Kontroversi Pada Kabinet Sukiman-Suwirjo
Selama masa pemerintahan Kabinet Sukiman, Indonesia menandatangani persetujuan Mutual Security Act (MSA) dengan Amerika Serikat, namun, alih-alih memperkuat hubungan, kerja sama ini justru menjadi sumber kontroversi yang berujung pada kejatuhan kabinet tersebut.
Mutual Security Act (MSA) merupakan sebuah kesepakatan keamanan antara pemerintah Indonesia dan Amerika Serikat. Kesepakatan ini ditandatangani selama masa pemerintahan Kabinet Sukiman oleh Menteri Luar Negeri Indonesia Ahmad Subardjo dari Partai Masyumi dan Duta Besar AS Merle Cochran.
Persetujuan tersebut ditetapkan pada tanggal 15 Januari 1952 di Jakarta. Sebagai bagian dari kesepakatan tersebut, Indonesia menerima bantuan ekonomi dan militer dari Amerika Serikat senilai US$ 50 juta.
MSA juga mewajibkan negara penerima bantuan untuk memberikan kontribusi penuh bagi pertahanan Blok Barat (Free World). Kerja sama ini, yang terjalin antara Indonesia dan Amerika Serikat selama pemerintahan Kabinet Sukiman, dianggap merugikan kebijakan politik luar negeri Indonesia.
Kesepakatan ini menimbulkan interpretasi bahwa Indonesia telah menyertakan diri dalam Blok Barat, yang bertentangan dengan prinsip politik luar negeri bebas dan aktif yang diperjuangkan oleh Kabinet Sukiman.
Politik luar negeri bebas dan aktif mengartikan bahwa Indonesia harus tetap netral di tengah-tengah Perang Dingin antara Amerika Serikat dan Uni Soviet.
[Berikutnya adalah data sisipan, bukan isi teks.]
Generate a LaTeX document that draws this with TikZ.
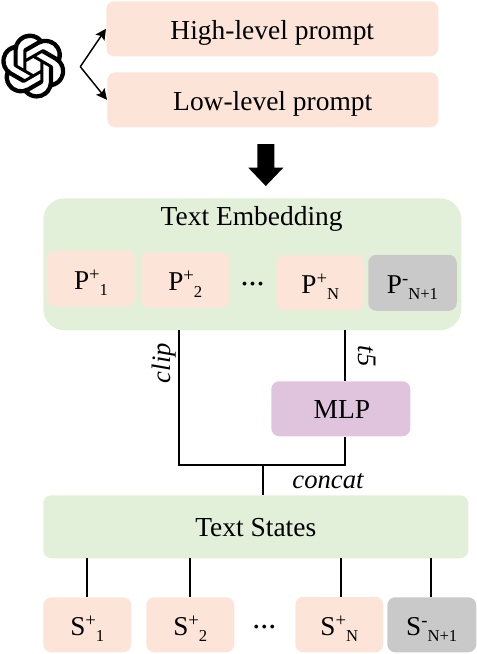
\documentclass[tikz,border=0pt]{standalone}
\usepackage{fontspec}
\setmainfont{Liberation Serif}
\usetikzlibrary{svg.path,arrows.meta}
\definecolor{peach}{HTML}{FCE5D8}
\definecolor{sage}{HTML}{E2F0D9}
\definecolor{greybox}{HTML}{C9C9C9}
\definecolor{mauve}{HTML}{E0C4DE}
% text whose baseline lies a given distance below the node centre
\newcommand{\tx}[2]{\raisebox{-#1}[0pt][0pt]{#2}}
\newcommand{\supsub}[3]{\tx{7.9pt}{\fontsize{20.4pt}{20pt}\selectfont #1\raisebox{6.6pt}{\fontsize{14pt}{14pt}\selectfont #2}\raisebox{-5pt}{\fontsize{12.5pt}{12.5pt}\selectfont #3}}}
\tikzset{
  x=0.75pt,y=-0.75pt,
  boxbase/.style={inner sep=0pt,rounded corners=6pt,anchor=north west,align=center,font=\fontsize{20.6pt}{22pt}\selectfont},
  peachbox/.style={boxbase,fill=peach},
  greyedbox/.style={boxbase,fill=greybox},
  link/.style={line width=1.05pt},
  lab/.style={font=\fontsize{20pt}{22pt}\selectfont\itshape,inner sep=0pt},
  dotstext/.style={font=\fontsize{24pt}{26pt}\selectfont,inner sep=0pt},
  forkarrow/.style={line width=1.1pt,-{Stealth[length=8pt,width=8pt,inset=1.5pt]}},
}
\newcommand{\bx}[7]{\node[#1,minimum width=#6*0.75pt,minimum height=#7*0.75pt] (#2) at (#4,#5) {#3};}
\begin{document}
\begin{tikzpicture}
\useasboundingbox (0,0) rectangle (476,654);
% logo
\begin{scope}[shift={(0.8,33.6)}]
\path[fill=black,even odd rule,xscale=2.03,yscale=-2.03]
 svg{M 22.2819 9.8211 a 5.9847 5.9847 0 0 0 -0.5157 -4.9108 a 6.0462 6.0462 0 0 0 -6.5098 -2.9 A 6.0651 6.0651 0 0 0 4.9807 4.1818 a 5.9847 5.9847 0 0 0 -3.9977 2.9 a 6.0462 6.0462 0 0 0 0.7427 7.0966 a 5.98 5.98 0 0 0 0.511 4.9107 a 6.051 6.051 0 0 0 6.5146 2.9001 A 5.9847 5.9847 0 0 0 13.2599 24 a 6.0557 6.0557 0 0 0 5.7718 -4.2058 a 5.9894 5.9894 0 0 0 3.9977 -2.9001 a 6.0557 6.0557 0 0 0 -0.7475 -7.0729 z
 M 13.2599 22.4292 a 4.4755 4.4755 0 0 1 -2.8764 -1.0408 l 0.1419 -0.0804 l 4.7783 -2.7582 a 0.7948 0.7948 0 0 0 0.3927 -0.6813 v -6.7369 l 2.02 1.1686 a 0.071 0.071 0 0 1 0.038 0.052 v 5.5826 a 4.504 4.504 0 0 1 -4.4945 4.4944 z
 M 3.5992 18.3038 a 4.4708 4.4708 0 0 1 -0.5346 -3.0137 l 0.142 0.0852 l 4.783 2.7582 a 0.7712 0.7712 0 0 0 0.7806 0 l 5.8428 -3.3685 v 2.3324 a 0.0804 0.0804 0 0 1 -0.0332 0.0615 L 9.74 19.9502 a 4.4992 4.4992 0 0 1 -6.1408 -1.6464 z
 M 2.3408 7.8956 a 4.485 4.485 0 0 1 2.3655 -1.9728 V 11.6 a 0.7664 0.7664 0 0 0 0.3879 0.6765 l 5.8144 3.3543 l -2.0201 1.1685 a 0.0757 0.0757 0 0 1 -0.071 0 l -4.8303 -2.7865 A 4.504 4.504 0 0 1 2.3408 7.872 z
 M 18.9371 11.7514 L 13.1038 8.364 L 15.1192 7.2 a 0.0757 0.0757 0 0 1 0.071 0 l 4.8303 2.7913 a 4.4944 4.4944 0 0 1 -0.6765 8.1042 v -5.6772 a 0.79 0.79 0 0 0 -0.407 -0.667 z
 M 20.9478 8.7283 l -0.142 -0.0852 l -4.7735 -2.7818 a 0.7759 0.7759 0 0 0 -0.7854 0 L 9.409 9.2297 V 6.8974 a 0.0662 0.0662 0 0 1 0.0284 -0.0615 l 4.8303 -2.7866 a 4.4992 4.4992 0 0 1 6.6802 4.66 z
 M 8.3065 12.863 l -2.02 -1.1638 a 0.0804 0.0804 0 0 1 -0.038 -0.0567 V 6.0742 a 4.4992 4.4992 0 0 1 7.3757 -3.4537 l -0.142 0.0805 L 8.704 5.459 a 0.7948 0.7948 0 0 0 -0.3927 0.6813 z
 M 9.4041 10.4976 l 2.602 -1.4998 l 2.6069 1.4998 v 2.9994 l -2.5974 1.4997 l -2.6067 -1.4997 Z};
\end{scope}
% prompts
\node[peachbox,minimum width=332*0.75pt,minimum height=55*0.75pt] (high) at (106,1) {\tx{7.9pt}{High-level prompt}};
\node[peachbox,minimum width=331*0.75pt,minimum height=55*0.75pt] (low) at (107,72) {\tx{7.9pt}{Low-level prompt}};
\coordinate (fork) at (80.3,66.7);
\draw[forkarrow] (fork) -- (high.west);
\draw[forkarrow] (fork) -- (low.west);
% big arrow
\fill (257.3,144) -- (274.3,144) -- (274.3,167.7) -- (283.3,167.7) -- (265.8,186) -- (248.3,167.7) -- (257.3,167.7) -- cycle;
% embedding
\node[boxbase,fill=sage,rounded corners=16pt,minimum width=418*0.75pt,minimum height=132*0.75pt] (te) at (43,198) {};
\node[font=\fontsize{20.6pt}{22pt}\selectfont,inner sep=0pt] (tetitle) at (251.7,225) {\raisebox{0pt}[0pt][0pt]{Text Embedding}};
\bx{peachbox}{p1}{\supsub{P}{+}{1}}{46.5}{250.5}{88.5}{55.5}
\bx{peachbox}{p2}{\supsub{P}{+}{2}}{141}{252}{88}{55.5}
\bx{peachbox}{pn}{\supsub{P}{+}{N}}{276}{255}{88}{55}
\bx{greyedbox}{pm}{\supsub{P}{-}{N+1}}{368}{254.5}{88.5}{56}
\node[dotstext] (pdots) at (252.5,285) {\raisebox{0pt}[0pt][0pt]{...}};
% MLP and states
\node[boxbase,fill=mauve,minimum width=139*0.75pt,minimum height=55*0.75pt] (mlp) at (271,381) {\hspace{1.6pt}\tx{7.2pt}{MLP}};
\node[boxbase,fill=sage,minimum width=425*0.75pt,minimum height=63*0.75pt] (ts) at (43,495) {\tx{7.6pt}{Text States}};
% connectors
\coordinate (clipTop) at (179,330);
\coordinate (tfTop) at (345,330);
\coordinate (clipLow) at (179,465);
\coordinate (tfLow) at (345,465);
\coordinate (joint) at (263,465);
\draw[link] (clipTop) -- (clipLow) -- (tfLow) -- (tfLow |- mlp.south);
\draw[link] (tfTop) -- (tfTop |- mlp.north);
\draw[link] (joint) -- (joint |- ts.north);
\node[lab,rotate=90] (cliplab) at (170,363) {\raisebox{0pt}[0pt][0pt]{clip}};
\node[lab,rotate=-90] (tflab) at (358.3,356) {\raisebox{0pt}[0pt][0pt]{t5}};
\node[lab] (concat) at (328,488) {\raisebox{0pt}[0pt][0pt]{concat}};
% state boxes
\bx{peachbox}{s1}{\supsub{S}{+}{1}}{43}{597}{88}{55}
\bx{peachbox}{s2}{\supsub{S}{+}{2}}{146}{597}{88}{55}
\bx{peachbox}{sn}{\supsub{S}{+}{N}}{295}{596.5}{88}{55.5}
\bx{greyedbox}{sm}{\supsub{S}{-}{N+1}}{387}{597}{89}{55}
\node[dotstext] (sdots) at (264.3,628.5) {\raisebox{0pt}[0pt][0pt]{...}};
\draw[link] (87,558) coordinate (a1) -- (a1 |- s1.north);
\draw[link] (190,558) coordinate (a2) -- (a2 |- s2.north);
\draw[link] (341,558) coordinate (a3) -- (a3 |- sn.north);
\draw[link] (431,558) coordinate (a4) -- (a4 |- sm.north);
\end{tikzpicture}
\end{document}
Akibatnya, muncul kritik dari berbagai pihak dan mosi tidak percaya terhadap pemerintahan tersebut.
Akhir Kabinet Sukiman-Suwirjo
Kabinet Sukiman tidak bertahan lama, hanya berlangsung kurang dari satu tahun setelah pembentukannya, karena terjadinya ketidakharmonisan antara pemerintah dan militer.
Tidak adanya Sultan Hamengkubuwana IX dalam kabinet untuk pertama kalinya sejak 1946 menjadi awal buruknya hubungan.
Konflik tersebut semakin diperparah oleh keputusan Menteri Kehakiman, Muhammad Yamin, untuk membebaskan 950 tahanan, termasuk beberapa tokoh kiri terkemuka, yang ditangkap oleh tentara.
Reaksi negatif dari pihak militer tidak berlangsung lama, yang kemudian menangkap kembali para tahanan yang dibebaskan, menyebabkan Muhammad Yamin harus mengundurkan diri dari jabatannya.
Krisis kebijakan luar negeri juga menjadi faktor penting dalam kejatuhan kabinet, terutama terkait dengan keputusan Indonesia untuk bekerja sama dengan Amerika melalui Mutual Security Act (MSA).
Dampak dari kerja sama MSA dan sejumlah masalah lainnya mengakibatkan masa jabatan Kabinet Sukiman sangat singkat. Hanya sebulan setelah persetujuan MSA ditandatangani, tepatnya pada 23 Februari 1952, Kabinet Sukiman-Suwirjo mengundurkan diri.
Menteri Luar Negeri Soebardjo adalah yang pertama mengundurkan diri dari jabatannya pada bulan Februari 1952, yang kemudian diikuti oleh seluruh anggota kabinet.
Pemerintahan Kabinet Sukiman secara resmi berakhir pada tanggal 3 April 1952, dan digantikan oleh Kabinet Wilopo.